Pero ¿qué representa todo esto ante la disyuntiva de poner a tu alma a salvo? Visto así, parece claro, o al menos el navegante galo no dudó. Es fácil decirlo ahora, todavía más sabiendo que dicha decisión le dio quizás más fama, admiración y respeto de las que hubiera obtenido finalizando la regata en el primer puesto. Pero sus decisiones posteriores demostraron la coherencia de sus actos: Moitessier renunció a los laureles de Londres y París, y pasó el resto de su vida entre cocoteros, playas paradisíacas e islas con arena coralina. Salvó su alma a la vez que inspiró a miles de franceses a soñar, a comprarse un velero y poner rumbo al paraíso más cercano. Pocos llegaron al Pacífico, pero el Caribe y el Mediterráneo se llenaron de velas y navegantes en los años setenta y ochenta del pasado siglo.
EL ESCALADOR EXTRAVIADO
De una manera más discreta marca de la casa sin duda— y mediáticamente silenciosa, Julio Villar largó amarras de Barcelona en abril de 1968. “Me voy. Largo amarras. La vida es mía y la tomó por la mano para irnos por ahí. Dejo atrás todas las cosas que no me gustan. Las cosas absurdas. Los señores que prometen con gestos paternales, los sistemas que envuelven y que hipotecan las alegrías de la vida. Y tomo el camino que debo tomar, para conocer la tierra, esta tierra que es mía (…).
Me iré a pasear donde me lleven el viento y las estrellas. Nada es demasiado grande. Todo lo puedo hacer. Todo lo puedo abordar. Nada es demasiado pequeño. Todo vale la pena ser hecho. Sólo me he de conformar con ser feliz.” En los textos de su famoso libro ¡Eh, petrel! se intuye su pasado de apasionado de la montaña, que le llevó a los Alpes, entre otros, pero que tras un grave accidente que le forzó a un largo período de inactividad, decidió emprender la aventura como navegante solitario.

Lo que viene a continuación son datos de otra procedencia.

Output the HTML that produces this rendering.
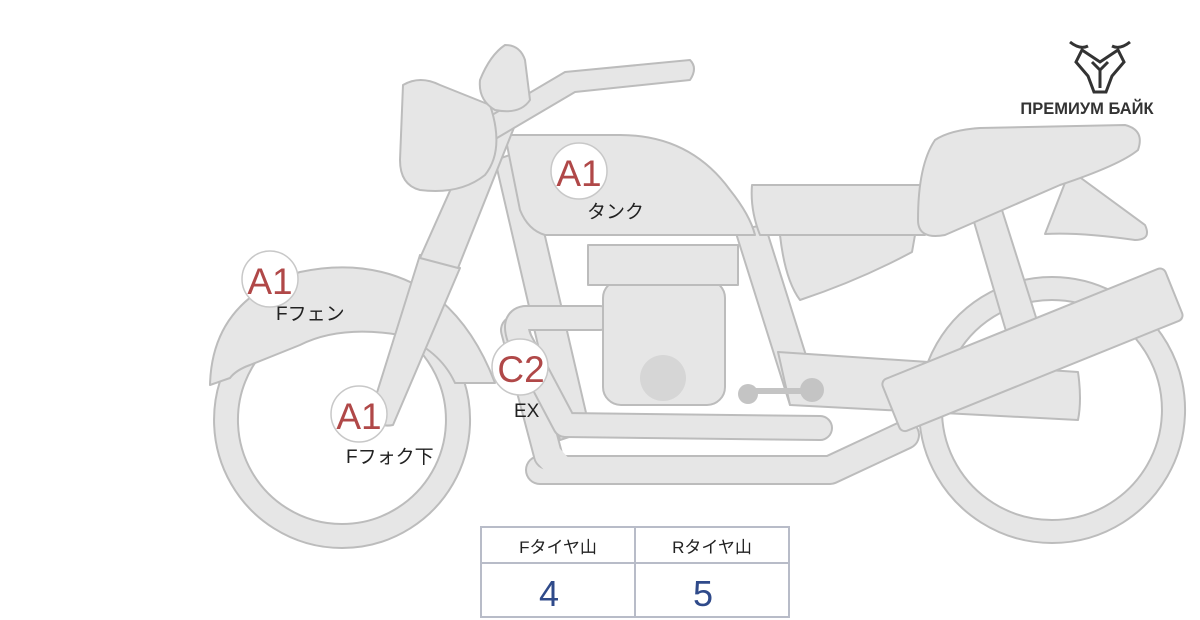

Tras recorrer 38.000 millas llegó al puerto de Lekeitio en 1972. En el prólogo de su libro se puede leer: “Este libro es el reflejo de mi alma”. Bernard Moitessier y Julio Villar son dos personajes que si no existieran habría que inventarlos. Como curiosidad, en la actualidad se acaba de estrenar la película basada en la historia de Donald Crowhurst, el ingeniero electrónico inglés que desapareció en el Atlántico durante la edición de la regata Golden Globe del 68. La historia es tristísima, con un recorrido de autoengaños que le llevaron, posiblemente, al suicidio.
Mediáticamente es impactante, lo que lleva, cincuenta años después, a la revisión de su dramática historia, muy de acuerdo con los tiempos que corren. Por eso creo que hoy, con toda la comprensión hacia Crowhurst y su familia, son tiempos de reivindicar a Villar y Moitessier, porque soñaron y navegaron para todos nosotros, convenciéndonos que se podía hacer, no ganar la regata ni obtener la fama. Sencillamente, hacerlo: largar amarras, dejar atrás las hipotecas, los señores que prometen con gestos paternales. Uno salvó su alma y el otro escribió un libro afirmando que nos relataba el reflejo de la suya.
Escribiendo estas líneas les rindo tributo, intento que jóvenes y soñadores actuales los conozcan, a la vez que, les confieso, una cierta inquietud recorre mi alma: ¿conseguí hacerles caso? Lo cierto es que solté amarras según su filosofía, pero quizás no he sabido librarme como ellos de las hipotecas ni de los tipos que prometen con gestos paternales. Aun así, gracias a Julio y Bernard, seguiré soñando.